Plaintiff seeks a declaratory judgment that these private loans are dischargeable student loans because they were not made solely for the "cost of attendance" and were therefore not qualified education loans under § 523(a)(8)(B). She alleges that the "cost of attendance" for tuition and expenses for an undergraduate student living on campus at Delta College for the 2004-2005 year was $9,481.00 and for the 2005-2006 year was $9,684.00 and at Saginaw Valley State University during the relevant time frame was $13,717.00 per year. Plaintiff also alleges that Defendants demanded payments on the discharged debt in violation of the discharge order and seeks a contempt finding for that alleged violation.
Defendant American Education Services moved to dismiss this adversary proceeding pursuant to Federal Rule of Civil Procedure 12(b)(6).
Plaintiff objects to the Motion to Dismiss and argues that "direct to consumer" loans such as the loans at issue do not qualify as education loans under the Code. Plaintiff also questioned the authenticity of the documents produced by Defendant. The Court heard oral arguments and allowed the parties to submit additional pleadings. Defendant American Education Services claims the documents supplied to the Court in support of its motion are unique to the Plaintiff because of a particular control number, so the pages not signed by the Plaintiff were the same. But the Plaintiff has found another set of documents produced by Defendant American Education Services in a different case for the Eastern District of Michigan in the case of In re Elizabeth Kaufman, 09-56063-mar, Proof of Claim No. 16-1, that contain the same control number.

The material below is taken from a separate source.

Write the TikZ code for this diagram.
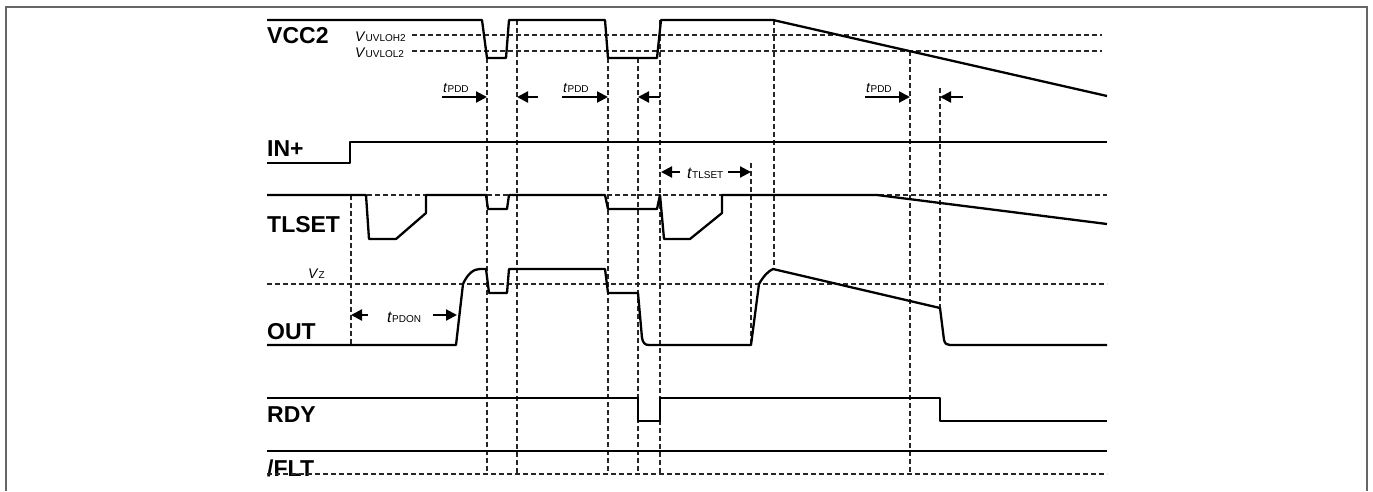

Under Rule 12(b)(6), a party may assert by motion the "failure to state a claim upon which relief can be granted." The United States Supreme Court has held that in order to survive a Rule 12(b)(6) motion to dismiss, the complaint must allege "enough facts to state a claim that is plausible on its face." Bell Atl. Corp. v. Twombly, 550 U.S. 544, 570 (2007). In so doing, the Supreme Court renounced the previously "`accepted rule that a complaint should not be dismissed for failure to state a claim unless it appears beyond doubt that the plaintiff can prove no set of facts in support of his claim which would entitle him to relief.'" Id. at 561-62 (quoting Conley v. Gibson, 355 U.S. 41, 45-46 (1957)). As explained by the Supreme Court in Twombly, while "Federal Rule of Civil Procedure 8(a)(2) requires only a short and plain statement of the claim showing that the pleader is entitled to relief, in order to give the defendant fair notice of what the claim is and the grounds upon which it rests," this "requires more than labels and conclusions, and a formulaic recitation of the elements of a cause of action will not do[.] . . . Factual allegations must be enough to raise a right to relief above the speculative level," assuming that all of the complaint's allegations are true. Id. at 555 (internal quotations and citations omitted).

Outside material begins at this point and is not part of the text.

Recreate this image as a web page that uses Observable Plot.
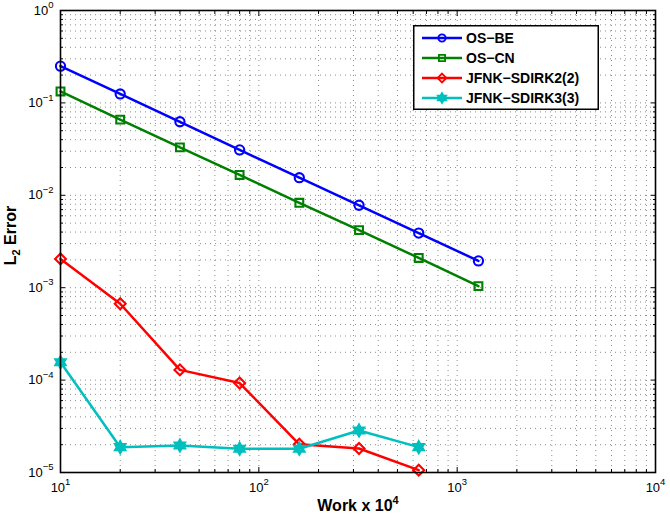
<!DOCTYPE html>
<html><head><meta charset="utf-8">
<script src="https://cdn.jsdelivr.net/npm/d3@7"></script>
<script src="https://cdn.jsdelivr.net/npm/@observablehq/plot@0.6"></script>
<style>
body{margin:0;background:#fff;font-family:"Liberation Sans",Arial,sans-serif;}
#wrap{position:relative;width:670px;height:523px;}
#legend{position:absolute;left:413px;top:25px;}
</style></head>
<body><div id="wrap"></div>
<script>
// ---- data ----
const work = [10, 20, 40, 80, 160, 320, 640, 1280];
const osBE = [0.25, 0.125, 0.0625, 0.031, 0.0155, 0.0078, 0.0039, 0.00195];
const osCN = [0.133, 0.066, 0.033, 0.0166, 0.0083, 0.0042, 0.0021, 0.00104];
const sdirk2 = [2.05e-3, 6.7e-4, 1.29e-4, 9.3e-5, 2.02e-5, 1.82e-5, 1.06e-5];
const sdirk3 = [1.56e-4, 1.88e-5, 1.96e-5, 1.81e-5, 1.81e-5, 2.85e-5, 1.88e-5];
const seriesNames = ["OS−BE", "OS−CN", "JFNK−SDIRK2(2)", "JFNK−SDIRK3(3)"];
const seriesColors = ["#0000ff", "#008000", "#ff0000", "#00bfbf"];
const xMajor = [10, 100, 1000, 10000];
const yMajor = [1e-5, 1e-4, 1e-3, 1e-2, 1e-1, 1];
const xLabel = "Work x 10^4";
const yLabel = "L_2 Error";

const minorOf = (major) => {
  const out = [];
  for (let i = 0; i < major.length - 1; i++) for (let m = 2; m <= 9; m++) out.push(major[i] * m);
  return out;
};
const xMinor = minorOf(xMajor);
const yMinor = minorOf(yMajor);

// custom hexagram symbol
const hexagram = {
  draw(ctx, size) {
    const R = Math.sqrt(size / Math.PI) * 1.25, r = R / Math.sqrt(3);
    for (let i = 0; i < 12; i++) {
      const a = -Math.PI / 2 + i * Math.PI / 6, rr = i % 2 ? r : R;
      const px = rr * Math.cos(a), py = rr * Math.sin(a);
      i ? ctx.lineTo(px, py) : ctx.moveTo(px, py);
    }
    ctx.closePath();
  }
};
const symbols = ["circle", "square", "diamond2", hexagram];
const radii = [4.6, 4.4, 4.9, 4.8];
const fills = ["none", "none", "none", seriesColors[3]];

const allSeries = [osBE, osCN, sdirk2, sdirk3].map((vals, s) =>
  vals.map((v, i) => ({work: work[i], err: v, s})));

const expFmt = d => "10^" + String(Math.round(Math.log10(d))).replace("-", "−");
const blank = () => "";
const gridStyle = {stroke: "#000", strokeOpacity: 0.5, strokeDasharray: "1,4", strokeWidth: 0.9};

const marks = [
  Plot.gridX([...xMajor, ...xMinor], gridStyle),
  Plot.gridY([...yMajor, ...yMinor], gridStyle),
  Plot.axisX(xMajor, {anchor: "bottom", tickSize: 0, tickPadding: 10, tickFormat: expFmt, label: null, fontSize: 13}),
  Plot.axisY(yMajor, {anchor: "left", tickSize: 0, tickPadding: 7, tickFormat: expFmt, label: null, fontSize: 13}),
  ...["bottom", "top"].flatMap(a => [
    Plot.axisX(xMajor, {anchor: a, tickSize: -5, tickFormat: blank, label: null}),
    Plot.axisX(xMinor, {anchor: a, tickSize: -3, tickFormat: blank, label: null})
  ]),
  ...["left", "right"].flatMap(a => [
    Plot.axisY(yMajor, {anchor: a, tickSize: -5, tickFormat: blank, label: null}),
    Plot.axisY(yMinor, {anchor: a, tickSize: -3, tickFormat: blank, label: null})
  ]),
  ...allSeries.flatMap((d, s) => [
    Plot.line(d, {x: "work", y: "err", stroke: seriesColors[s], strokeWidth: 2.5}),
    Plot.dot(d, {x: "work", y: "err", symbol: symbols[s], r: radii[s], stroke: seriesColors[s], strokeWidth: 2.1, fill: fills[s]})
  ]),
  Plot.frame({stroke: "#000", strokeWidth: 1.6}),
  Plot.text([xLabel], {text: d => d, frameAnchor: "bottom", dy: 38, fontWeight: "bold", fontSize: 16}),
  Plot.text([yLabel], {text: d => d, frameAnchor: "left", textAnchor: "middle", dx: -50, dy: -6, rotate: -90, fontWeight: "bold", fontSize: 16})
];

const chart = Plot.plot({
  width: 670, height: 523,
  marginLeft: 60, marginRight: 15, marginTop: 10, marginBottom: 51,
  x: {type: "log", domain: [10, 1e4]},
  y: {type: "log", domain: [1e-5, 1]},
  style: {fontFamily: "'Liberation Sans', Arial, sans-serif", fontSize: "13px", color: "#000", background: "#fff"},
  marks
});

// superscript / subscript rendering for texts like 10^−1 and L_2
const NS = "http://www.w3.org/2000/svg";
chart.querySelectorAll("text").forEach(t => {
  const s = t.textContent;
  if (!/[\^_]/.test(s)) return;
  const parts = s.split(/([\^_]−?\d+)/).filter(p => p !== "");
  while (t.firstChild) t.removeChild(t.firstChild);
  let shift = 0;
  const small = t.getAttribute("font-weight") === "bold" || (t.parentNode && t.parentNode.getAttribute("font-weight") === "bold") ? 11 : 9.5;
  parts.forEach(p => {
    const ts = document.createElementNS(NS, "tspan");
    if (p[0] === "^" || p[0] === "_") {
      const target = p[0] === "^" ? -6.5 : 4;
      ts.setAttribute("dy", target - shift);
      shift = target;
      ts.setAttribute("font-size", small);
      ts.textContent = p.slice(1);
    } else {
      if (shift) ts.setAttribute("dy", -shift);
      shift = 0;
      ts.textContent = p;
    }
    t.appendChild(ts);
  });
});

const wrap = document.getElementById("wrap");
wrap.appendChild(chart);

// legend (overlay)
const lw = 186, lh = 85;
const leg = d3.select(wrap).append("svg").attr("id", "legend").attr("width", lw).attr("height", lh);
leg.append("rect").attr("x", 0.75).attr("y", 0.75).attr("width", lw - 1.5).attr("height", lh - 1.5)
  .attr("fill", "#fff").attr("stroke", "#000").attr("stroke-width", 1.5);
const symTypes = [d3.symbolCircle, d3.symbolSquare, d3.symbolDiamond2, hexagram];
seriesNames.forEach((name, i) => {
  const g = leg.append("g").attr("transform", `translate(0,${13 + i * 20})`);
  g.append("line").attr("x1", 9).attr("x2", 49).attr("stroke", seriesColors[i]).attr("stroke-width", 2.5);
  g.append("path").attr("transform", "translate(29,0)")
    .attr("d", d3.symbol(symTypes[i], Math.PI * (radii[i] - 0.9) ** 2)())
    .attr("fill", fills[i] === "none" ? "none" : seriesColors[i]).attr("stroke", seriesColors[i]).attr("stroke-width", 1.8);
  g.append("text").attr("x", 53).attr("dy", "0.35em").attr("font-weight", "bold").attr("font-size", 14)
    .attr("font-family", "'Liberation Sans', Arial, sans-serif").text(name);
});
</script>
</body></html>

In Ashcroft v. Iqbal, 556 U.S. 662, 684 (2009), the Supreme Court confirmed that the Twombly standard applies in all federal civil actions and not just in antitrust disputes as was the case in Twombly. The Supreme Court also emphasized that the assumption that all of the allegations are true does not apply to legal conclusions: "[t]hreadbare recitals of the elements of a cause of action, supported by mere conclusory statements, do not suffice." Id. at 678 (citing Twombly, 550 U.S. at 555). Moreover, the Supreme Court noted that "where the well-pleaded facts do not permit the court to infer more than the mere possibility of misconduct, the complaint has allegedCbut it has not `show[n]'—`that the pleader is entitled to relief.'" Id. at 679 (quoting Fed. R. Civ. P. 8(a)(2)).

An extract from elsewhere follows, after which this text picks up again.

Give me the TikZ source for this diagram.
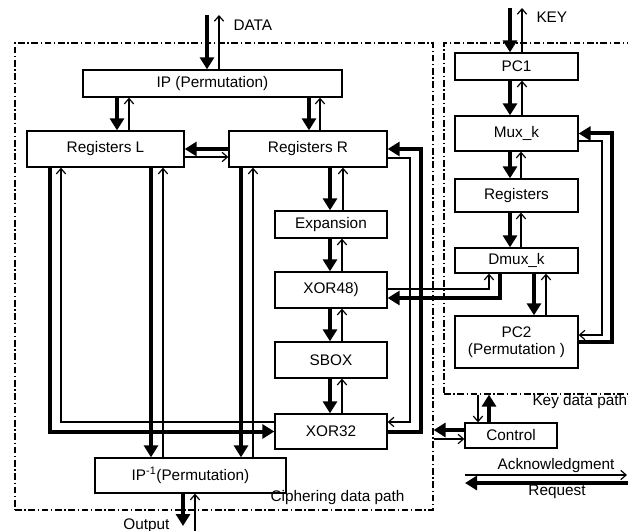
\documentclass[tikz,border=0pt]{standalone}
\usepackage{fontspec}
\setmainfont{Liberation Sans}
\usetikzlibrary{arrows.meta}

\newcommand\blkfont{\fontsize{11.5}{13}\selectfont}

\tikzset{every picture/.style={line width=0.75pt}}
\tikzset{
  blk/.style={draw, line width=1pt, fill=white, inner sep=0.75pt, font=\blkfont},
  midblk/.style={blk, minimum width=84pt},
  keyblk/.style={blk, minimum width=92.25pt},
  frame/.style={draw, line width=0.9pt, dash pattern=on 5pt off 2pt on 1pt off 2pt, inner sep=0pt},
  bus/.style={line width=3pt, -{Triangle[length=9pt,width=10.5pt]}},
  ret/.style={line width=0.9pt, -{Straight Barb[length=4pt,width=7pt]}},
  lbl/.style={inner sep=0.75pt, font=\blkfont}
}

\begin{document}
\begin{tikzpicture}[x=0.75pt,y=0.75pt,yscale=-1,xscale=1]
		\useasboundingbox (0,0) rectangle (628,531);
		
		%Frames
		\node[frame, minimum width=313.5pt, minimum height=350.25pt] (ciph) at (224,276.5) {};
		\node[frame, minimum width=154.5pt, minimum height=263.25pt] (keyf) at (547,218.5) {};
		
		%Ciphering data path
		\node[blk, minimum width=194.25pt, minimum height=20.25pt] (ip) at (212.5,83.5) {IP (Permutation)};
		\node[blk, minimum width=117.75pt, minimum height=27pt] (regL) at (105.5,149) {Registers L};
		\node[blk, minimum width=118.5pt, minimum height=27pt] (regR) at (308,149) {Registers R};
		\node[midblk, minimum height=20.25pt] (expn) at (331,224.5) {Expansion};
		\node[midblk, minimum height=27pt] (xorA) at (331,290) {XOR48)};
		\node[midblk, minimum height=27pt] (sbox) at (331,360) {SBOX};
		\node[midblk, minimum height=26.25pt] (xorB) at (331,431.5) {XOR32};
		\node[blk, minimum width=143.25pt, minimum height=26.25pt] (ipinv) at (190.5,475.5) {IP\textsuperscript{-1}(Permutation)};
		
		%Key data path
		\node[keyblk, minimum height=20.25pt] (pcA) at (516.5,66.5) {PC1};
		\node[keyblk, minimum height=26.25pt] (mux) at (516.5,133.5) {Mux\_k};
		\node[keyblk, minimum height=24.75pt] (kreg) at (516.5,195.5) {Registers};
		\node[keyblk, minimum height=18.75pt] (dmux) at (516.5,260.5) {Dmux\_k};
		\node[keyblk, minimum height=39pt, align=center] (pcB) at (516.5,342) {PC2\\(Permutation )};
		\node[blk, minimum width=69pt, minimum height=18.75pt] (ctrl) at (511,435.5) {Control};
		
		%free ends
		\coordinate (dataA) at (207,15);
		\coordinate (dataB) at (219,15);
		\coordinate (keyA) at (510,8);
		\coordinate (keyB) at (522,8);
		\coordinate (outA) at (183,526);
		\coordinate (outB) at (195,531);
		\coordinate (ackL) at (465,475);
		\coordinate (ackR) at (627,475);
		\coordinate (reqL) at (465,483);
		\coordinate (reqR) at (628,483);
		
		\draw[bus] (dataA) -- (dataA |- ip.north);
		\draw[ret] (dataB |- ip.north) -- (dataB);
		\draw[bus] (ip.south -| 117,0) -- (regL.north -| 117,0);
		\draw[ret] (regL.north -| 129,0) -- (ip.south -| 129,0);
		\draw[bus] (ip.south -| 309,0) -- (regR.north -| 309,0);
		\draw[ret] (regR.north -| 320,0) -- (ip.south -| 320,0);
		\draw[bus] (regR.west) -- (regL.east);
		\draw[ret] (regL.east |- 0,157) -- (regR.west |- 0,157);
		
		\draw[bus] (regR.south -| 330,0) -- (expn.north -| 330,0);
		\draw[ret] (expn.north -| 343,0) -- (regR.south -| 343,0);
		\draw[bus] (expn.south -| 330,0) -- (xorA.north -| 330,0);
		\draw[ret] (xorA.north -| 342,0) -- (expn.south -| 342,0);
		\draw[bus] (xorA.south -| 330,0) -- (sbox.north -| 330,0);
		\draw[ret] (sbox.north -| 342,0) -- (xorA.south -| 342,0);
		\draw[bus] (sbox.south -| 330,0) -- (xorB.north -| 330,0);
		\draw[ret] (xorB.north -| 342,0) -- (sbox.south -| 342,0);
		
		\draw[bus] (regL.south -| 50,0) |- (xorB.west);
		\draw[ret] (xorB.west |- 0,422) -| (regL.south -| 61,0);
		\draw[bus] (regL.south -| 151,0) -- (ipinv.north -| 151,0);
		\draw[ret] (ipinv.north -| 163,0) -- (regL.south -| 163,0);
		\draw[bus] (regR.south -| 241,0) -- (ipinv.north -| 241,0);
		\draw[ret] (ipinv.north -| 253,0) -- (regR.south -| 253,0);
		
		\draw[bus] (xorB.east) -| (421,149) -- (regR.east);
		\draw[ret] (regR.east |- 0,158) -| (410,422) -- (xorB.east |- 0,422);
		
		\draw[bus] (ipinv.south -| outA) -- (outA);
		\draw[ret] (outB) -- (ipinv.south -| outB);
		
		\draw[bus] (keyA) -- (keyA |- pcA.north);
		\draw[ret] (keyB |- pcA.north) -- (keyB);
		\draw[bus] (pcA.south -| 510,0) -- (mux.north -| 510,0);
		\draw[ret] (mux.north -| 522,0) -- (pcA.south -| 522,0);
		\draw[bus] (mux.south -| 510,0) -- (kreg.north -| 510,0);
		\draw[ret] (kreg.north -| 521,0) -- (mux.south -| 521,0);
		\draw[bus] (kreg.south -| 510,0) -- (dmux.north -| 510,0);
		\draw[ret] (dmux.north -| 521,0) -- (kreg.south -| 521,0);
		\draw[bus] (dmux.south -| 534,0) -- (pcB.north -| 534,0);
		\draw[ret] (pcB.north -| 546,0) -- (dmux.south -| 546,0);
		\draw[bus] (pcB.east) -| (612,133.5) -- (mux.east);
		\draw[ret] (mux.east |- 0,141) -| (602,335) -- (pcB.east |- 0,335);
		
		\draw[bus] (dmux.south -| 500,0) |- (xorA.east |- 0,298);
		\draw[ret] (xorA.east |- 0,289) -| (dmux.south -| 489,0);
		
		\draw[bus] (ctrl.north -| 489,0) -- (keyf.south -| 489,0);
		\draw[ret] (keyf.south -| 478,0) -- (ctrl.north -| 478,0);
		\draw[bus] (ctrl.west |- 0,430) -- (ciph.east |- 0,430);
		\draw[ret] (ciph.east |- 0,439) -- (ctrl.west |- 0,439);
		
		\draw[ret] (ackL) -- (ackR);
		\draw[bus] (reqR) -- (reqL);
		
		\node[lbl, anchor=west] (data) at (232,25) {DATA};
		\node[lbl, anchor=west] (key) at (535,17) {KEY};
		\node[lbl, anchor=east] (ciphlbl) at (406,498) {Ciphering data path};
		\node[lbl, anchor=west] (keylbl) at (531,402) {Key data path};
		\node[lbl, anchor=east] (outlbl) at (171,526) {Output};
		\node[lbl] (ack) at (556,466) {Acknowledgment};
		\node[lbl] (req) at (557,492) {Request};
		
	\end{tikzpicture}
\end{document}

In sum, while the plausibility standard first set forth by Twombly does not require "`detailed factual allegations'" or a showing of probability, id. at 678 (quoting Twombly, 550 U.S. at 555), "`the complaint must contain either direct or inferential allegations respecting all material elements to sustain a recovery under some viable legal theory,'" Digeronimo Aggregates, LLC v. Zemla, 763 F.3d 506, 509 (6th Cir. 2014) (quoting Handy-Clay v. City of Memphis, 695 F.3d 531, 538 (6th Cir. 2012)). When deciding a Rule 12(b)(6) motion to dismiss, the Court "must `construe the complaint in the light most favorable to the plaintiff, accept its allegations as true, and draw all reasonable inferences in favor of the plaintiff.'" Wesley v. Campbell, 779 F.3d 421, 428 (6th Cir. 2015) (quoting Directv, Inc. v. Treesh, 487 F.3d 471, 476 (6th Cir. 2007)). The defendant has the burden of showing that the plaintiff failed to state a plausible claim for relief. Id.
Section 523(a)(8) provides an exception from discharge under certain circumstances:
11 U.S.C. § 523(a)(8).
While the Court was prepared to address Defendant's Motion completely, it cannot do so at this time because it is unclear if the documents attached to Defendant's motion are accurate or admissible. Putting aside the finer issues of admissibility of copies of documents, the Court cannot summarily overlook a fundamental, unexplained issue of how a unique control number for an individual borrower somehow appears in at least another different case with two different debtors/borrowers. Until this discrepancy can be explained, the Court does not have a sufficient factual basis to grant Defendant's relief. At this stage of the case, Plaintiff has stated a cause of action as required by Twombly and Iqbal. Accordingly, Defendant's Motion to Dismiss is denied.
Counsel for Plaintiff is directed to prepare an order consistent with this Opinion and the entry of order procedures of this Court.